Anyway, here's the cast: Dorothy Hamill, Patrick Brault, Jeri Campbell, Chris Conte, Catherine Foulkes, Crisha Gossard, Dawn Latona, Jeff Merica, David Nickel, Nancy Pluta, Gig Siruno, Richard Swenning, Kristen Vanick-Jamison, and Kristan Lowery Waggoner.
The first piece on the program was "Moving On", choreographed by Nathan Birch and set to music by Mendelssohn. This was a long piece in four sections, plus an orchestral prelude leading into a rather ghostly opening. The first section was slow and moody with an ensemble in simple blue and green costumes, featuring various pointing and searching gestures. (What were they supposed to be looking at? The program notes give no clue....) The second part was more sprightly, and the third featured a solo by Nancy Pluta leading into a pas de trois with Gig Siruno and Jeff Merica. The fourth part was another ensemble featuring the whole group of skaters. Some of the guys did triple toes, which got a lot of ooohs and aaahs from the audience. (Generally, any time the skaters started doing anything where they got up some speed, people started ooohing and aaahing.)
After an intermission to resurface the ice, the next piece was "The Blue Danube", skated by a group of four men in strange multi-hued blue costumes with different colored legs. This was a revival of a piece originally choreographed by John Curry. The four skaters sometimes worked as a kind of clump, sometimes as four soloists, sometimes as four shadow skaters, and sometimes as two pairs shadow skating.
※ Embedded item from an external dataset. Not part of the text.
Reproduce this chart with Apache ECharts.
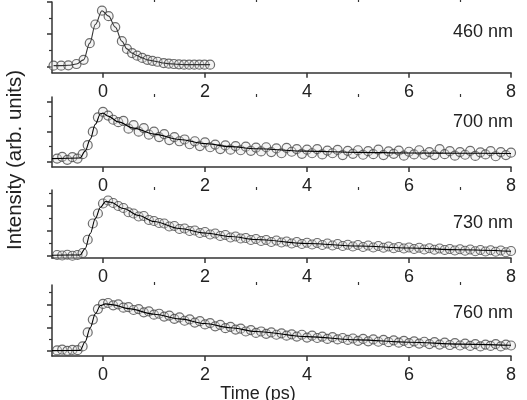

I think I've just heard this music too many times because I found it to be the least interesting piece on the program.
Next was the only solo piece of the evening, Dorothy Hamill skating to Josef Suk, choreographed by Tim Murphy (who is her regular choreographer for her show programs, BTW). In terms of the technical content, in this program she did a layback, double salchow, axel, and fast scratch spin. Choreographically, it was interesting to see the variation in speed throughout the program; there were sections with long, gliding movements mixed with sections showing more power skating.
The last piece in the middle section of the program was one I had personally been looking forward to seeing -- "Bright Blue Skating", set to music by contemporary composer Michael Torke. This is bright, happy music, and the choreography (again by Tim Murphy) certainly captured that. But in some ways it was a disappointment: I thought the ensemble work was sloppy and that there was too much emphasis on non-skating movements, like skipping and running across the ice. On the other hand, the music has a certain spiky quality to it and I think it must be hard to choreography or skate to. I'd still like to see what could be done with some of Torke's less spiky pieces.
After another intermission to resurface the ice, the closing piece on the program was another lengthy work set to Tchaikovsky's 6th symphony, "Sisyphean Victory". The choreography, by Nathan Birch, was complex and layered. At times there were multiple groups of skaters on the stage at the same time, doing completely different things, with lighting effects used to distinguish them. Dorothy Hamill was featured in this piece; she had a solo section as well as joining in some of the ensemble sections. There was also a section where the skaters came out in groups of three doing pull-through shoot-the-ducks, a section where one of the women skaters seemed to be portraying a clock, and a couple of sections where the entire group formed a large tableau which moved or rotated as a unit, with some of the skaters breaking away and then rejoining. For this piece, the men were in plain beige pants and shirts while the women were in peach-colored harem pants. Dorothy got to wear a dress, though.
All in all, I enjoyed this show a great deal. I wish that more of this kind of skating -- the emphasis on ensemble work and longer pieces with complex choreography -- would make it into the more commercial ice shows and TV productions. It seems to me to be such a waste that so many of the commercial shows are just oriented around an endless series of solo "cold spots" using lightweight movie music or the inevitable ballads sung by female singers, when there's so much more you can do when you have a dozen skaters and 30 minutes to develop a single theme. If the professional skating boom is going to continue, it seems like there ought to be a place for larger-scale works like this that go beyond the competitive skating format.